• DATASET EXTRACT:
━━━━━━
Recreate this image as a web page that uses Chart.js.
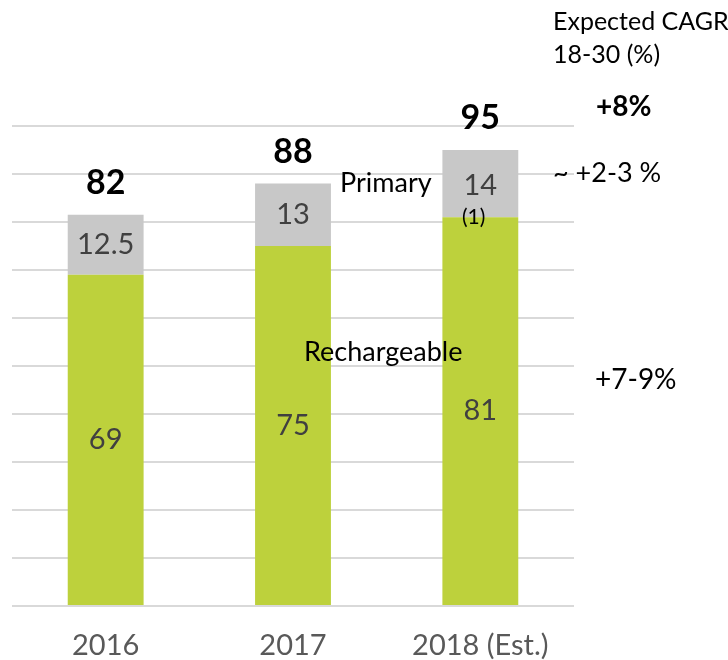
<!DOCTYPE html>
<html><head><meta charset="utf-8">
<script src="https://cdn.jsdelivr.net/npm/chart.js@4"></script>
<style>html,body{margin:0;padding:0;background:#fff}#wrap{width:728px;height:660px;position:relative}</style>
</head><body><div id="wrap"><canvas id="c" width="728" height="660"></canvas></div>
<script>
const categories = ["2016", "2017", "2018 (Est.)"];
const rechargeable = [69, 75, 81];
const primary = [12.5, 13, 14];
const totals = [82, 88, 95];
const FONT = "Lato, 'Open Sans', sans-serif";

const labelPlugin = {
  id: 'labels',
  afterDatasetsDraw(chart) {
    const ctx = chart.ctx;
    const y = chart.scales.y;
    ctx.save();
    ctx.textAlign = 'center';
    ctx.textBaseline = 'middle';
    const m0 = chart.getDatasetMeta(0), m1 = chart.getDatasetMeta(1);
    categories.forEach((c, i) => {
      const b0 = m0.data[i], b1 = m1.data[i];
      ctx.fillStyle = '#404040';
      ctx.font = '29px ' + FONT;
      ctx.fillText(String(rechargeable[i]), b0.x, (b0.y + b0.base) / 2);
      ctx.fillText(String(primary[i]), b1.x, (b1.y + b1.base) / 2 + (i === 2 ? 2 : 0));
      ctx.fillStyle = '#000';
      ctx.font = 'bold 34px ' + FONT;
      ctx.fillText(String(totals[i]), b1.x, y.getPixelForValue(rechargeable[i] + primary[i]) - 32);
    });
    ctx.fillStyle = '#000';
    ctx.textAlign = 'left';
    ctx.font = '25px ' + FONT;
    ctx.fillText('Expected CAGR', 553, 22);
    ctx.fillText('18-30 (%)', 553, 55);
    ctx.font = '27px ' + FONT;
    ctx.fillText('Primary', 340, 183);
    ctx.fillText('Rechargeable', 304, 352);
    ctx.fillText('~ +2-3 %', 553, 173);
    ctx.font = '28px ' + FONT;
    ctx.fillText('+7-9%', 595, 380);
    ctx.font = 'bold 28px ' + FONT;
    ctx.fillText('+8%', 596, 107);
    ctx.font = '21px ' + FONT;
    ctx.fillText('(1)', 462, 217);
    ctx.restore();
  }
};

new Chart(document.getElementById('c'), {
  type: 'bar',
  data: {
    labels: categories,
    datasets: [
      { label: 'Rechargeable', data: rechargeable, backgroundColor: '#BDD13C', barPercentage: 0.405, categoryPercentage: 1 },
      { label: 'Primary', data: primary, backgroundColor: '#C8C8C8', barPercentage: 0.405, categoryPercentage: 1 }
    ]
  },
  options: {
    responsive: false,
    animation: false,
    layout: { padding: { left: 12, right: 154, top: 126, bottom: 0 } },
    plugins: { legend: { display: false }, tooltip: { enabled: false } },
    scales: {
      x: {
        stacked: true,
        grid: { display: false, drawTicks: false },
        border: { display: false },
        ticks: { color: '#595959', font: { family: FONT, size: 29 }, padding: 22 },
        afterFit(scale) { scale.height = 54; }
      },
      y: {
        stacked: true,
        min: 0, max: 100,
        ticks: { display: false, stepSize: 10 },
        grid: { color: '#D9D9D9', lineWidth: 2, drawTicks: false },
        border: { display: false }
      }
    }
  },
  plugins: [labelPlugin]
});
</script></body></html>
━━━━━━
• WORK TO BE COMPLETED:
Take the listing above and print it exactly, apart from the pictures.

• TASK SOLUTION:
Recreate this image as a web page that uses Chart.js.
<!DOCTYPE html>
<html><head><meta charset="utf-8">
<script src="https://cdn.jsdelivr.net/npm/chart.js@4"></script>
<style>html,body{margin:0;padding:0;background:#fff}#wrap{width:728px;height:660px;position:relative}</style>
</head><body><div id="wrap"><canvas id="c" width="728" height="660"></canvas></div>
<script>
const categories = ["2016", "2017", "2018 (Est.)"];
const rechargeable = [69, 75, 81];
const primary = [12.5, 13, 14];
const totals = [82, 88, 95];
const FONT = "Lato, 'Open Sans', sans-serif";

const labelPlugin = {
  id: 'labels',
  afterDatasetsDraw(chart) {
    const ctx = chart.ctx;
    const y = chart.scales.y;
    ctx.save();
    ctx.textAlign = 'center';
    ctx.textBaseline = 'middle';
    const m0 = chart.getDatasetMeta(0), m1 = chart.getDatasetMeta(1);
    categories.forEach((c, i) => {
      const b0 = m0.data[i], b1 = m1.data[i];
      ctx.fillStyle = '#404040';
      ctx.font = '29px ' + FONT;
      ctx.fillText(String(rechargeable[i]), b0.x, (b0.y + b0.base) / 2);
      ctx.fillText(String(primary[i]), b1.x, (b1.y + b1.base) / 2 + (i === 2 ? 2 : 0));
      ctx.fillStyle = '#000';
      ctx.font = 'bold 34px ' + FONT;
      ctx.fillText(String(totals[i]), b1.x, y.getPixelForValue(rechargeable[i] + primary[i]) - 32);
    });
    ctx.fillStyle = '#000';
    ctx.textAlign = 'left';
    ctx.font = '25px ' + FONT;
    ctx.fillText('Expected CAGR', 553, 22);
    ctx.fillText('18-30 (%)', 553, 55);
    ctx.font = '27px ' + FONT;
    ctx.fillText('Primary', 340, 183);
    ctx.fillText('Rechargeable', 304, 352);
    ctx.fillText('~ +2-3 %', 553, 173);
    ctx.font = '28px ' + FONT;
    ctx.fillText('+7-9%', 595, 380);
    ctx.font = 'bold 28px ' + FONT;
    ctx.fillText('+8%', 596, 107);
    ctx.font = '21px ' + FONT;
    ctx.fillText('(1)', 462, 217);
    ctx.restore();
  }
};

new Chart(document.getElementById('c'), {
  type: 'bar',
  data: {
    labels: categories,
    datasets: [
      { label: 'Rechargeable', data: rechargeable, backgroundColor: '#BDD13C', barPercentage: 0.405, categoryPercentage: 1 },
      { label: 'Primary', data: primary, backgroundColor: '#C8C8C8', barPercentage: 0.405, categoryPercentage: 1 }
    ]
  },
  options: {
    responsive: false,
    animation: false,
    layout: { padding: { left: 12, right: 154, top: 126, bottom: 0 } },
    plugins: { legend: { display: false }, tooltip: { enabled: false } },
    scales: {
      x: {
        stacked: true,
        grid: { display: false, drawTicks: false },
        border: { display: false },
        ticks: { color: '#595959', font: { family: FONT, size: 29 }, padding: 22 },
        afterFit(scale) { scale.height = 54; }
      },
      y: {
        stacked: true,
        min: 0, max: 100,
        ticks: { display: false, stepSize: 10 },
        grid: { color: '#D9D9D9', lineWidth: 2, drawTicks: false },
        border: { display: false }
      }
    }
  },
  plugins: [labelPlugin]
});
</script></body></html>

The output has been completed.